Let Private Markets Handle Most Disasters, Insurers Advise Congress

March 28, 2007

The best way for the federal government to help property owners recover from a natural disaster is to let private insurers do what they know, except in the case of a megadisaster, when federal aid would be needed.

That was what insurer representatives told the House Financial Services Subcommittee on Housing and Community Opportunity, which held a hearing on whether the country needs a national disaster plan.

According to Chuck Chamness, president and chief executive officer of the National Association of Mutual Insurers, for the vast majority of natural disasters, government need not be involved. “We believe the private insurance, reinsurance, and capital markets can serve as the predominant source of risk management for natural disasters — unless it’s a mega disaster.”

However a catastrophe comparable to the 1906 San Francisco earthquake could potentially exceed private market capacity, he acknowledged. “To prepare for a disaster of this magnitude, it is appropriate for policymakers to consider whether government programs should be created to supplement the supply of private-sector capacity,” Chamness testified.

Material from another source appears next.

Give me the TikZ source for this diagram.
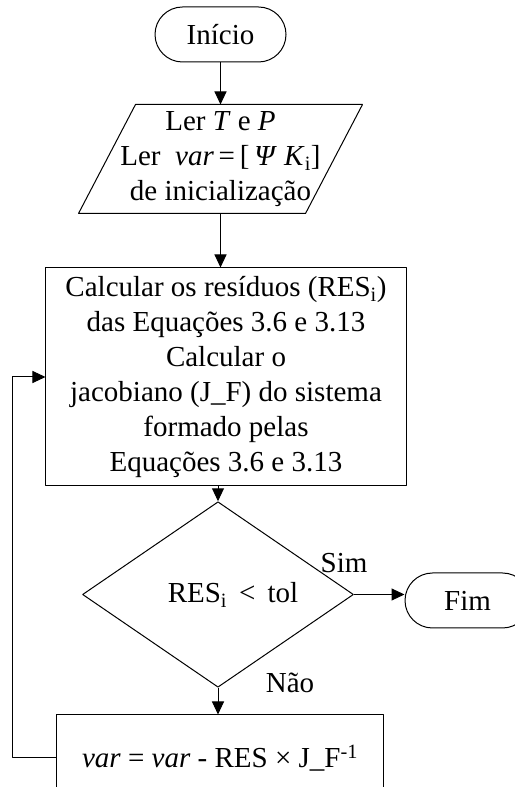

Other insurer representatives offered similar advice.

In his testimony, American Insurance Association President Marc Racicot urged Congress to take a holistic approach to addressing the problems posed by natural catastrophes.

“The reality is that there are no quick fixes or easy answers to the very difficult challenges we face,” Racicot said.

“Although the property insurance market currently is under stress in several Atlantic and Gulf Coast states, the solution rests in improving, not displacing, private sector ability to serve homeowners and businesses in the path of potential storms. AIA has examined all the interdependent elements of the current system, and we have developed a comprehensive reform package to make sure these elements support, rather than undercut, each other,” Racicot stated.

To the extent government gets involved for megadisasters, such programs would need to be carefully designed to avoid undermining the private insurance market and “distorting public perceptions of the risk associated with living and doing business in disaster-prone areas,” according to NAMIC.

“The question lawmakers ought to be asking is, ‘What mix of policies will maximize the private sector’s ability to provide property insurance in disaster-prone areas while minimizing the risk associated with living and doing business in these areas?'” asked Chamness.

Chamness urged financial incentives to encourage states to adopt and enforce stronger building codes and amending the federal tax code to allow insurers to set aside a portion of premium income in tax-exempt policyholder disaster protection funds ad to allow homeowners to create tax-free catastrophic savings accounts similar to health savings accounts that could be used to pay hurricane deductibles and costs associated with retrofitting properties.

“We view this hearing as part of an important national conversation among policymakers, residential and commercial property owners, academic researchers, and representatives of the insurance, banking, and construction industries since fall 2005 when three major hurricanes — Katrina, Rita and Wilma — struck the Gulf Coast, killing more than 1,400 people and costing more than $180 billion in insured losses and federal disaster relief,” the statement said. “The fact that no major hurricane made landfall in the United States in 2006, despite predictions of a highly turbulent hurricane season in the North Atlantic Ocean, should not diminish our resolve to identify and implement measures to reduce the risks associated with natural disasters and to more effectively manage the economic consequences of future disasters.”

AIA’s Racicot outlined specific measures that Congress and state legislatures can take to increase preparedness for and expedite recovery from devastating natural disasters. The proposals include measures to protect people and property in harm’s way; regulatory and legal reforms to improve the stability of the insurance market; tax incentives for individuals to take a greater role in disaster preparation and response; and National Flood Insurance Program reforms.

Racicot testified today that, “the real threat to coastal populations and property is not insurance; it is hurricanes. Mother Nature is the problem, and she is relentless.”

The AIA leader added that recently introduced bills to repeal the McCarran-Ferguson Act’s limited antitrust exemption for insurers, while couched in the language of the current natural catastrophe insurance debate, are wholly unrelated.

“They will do nothing to improve the availability or affordability of coastal insurance and instead will have a serious and detrimental effect on the markets they purport to assist,” Racicot explained.

“Insurers have done our very best to help make our policyholders whole again following the devastation wrought by Hurricane Katrina – a goal which we have overwhelmingly achieved with nearly all of the claims resolved,” said Racicot.

As of Katrina’s first anniversary last August, more than 95 percent of the 1.1 million homeowners’ claims in Mississippi and Louisiana had been resolved, with fewer than 2 percent of such claims disputed, and approximately $40 billion in claims payments made to policyholders to restore homes, businesses, and vehicles.

“Be assured that insurers are continuing to work very hard to resolve the small percentage of claims that remain outstanding. But we must put the blame game behind us. It is time to move beyond all of our own, separate interests and dedicate our collective energy to pre-disaster prevention and preparedness, as well as post-disaster response and recovery.

“We must act boldly and quickly. We must all remain committed to solutions that guarantee long-term stability in the private markets to protect our economy and, most importantly, to provide certainty to the nation’s insurance consumers,” Racicot concluded.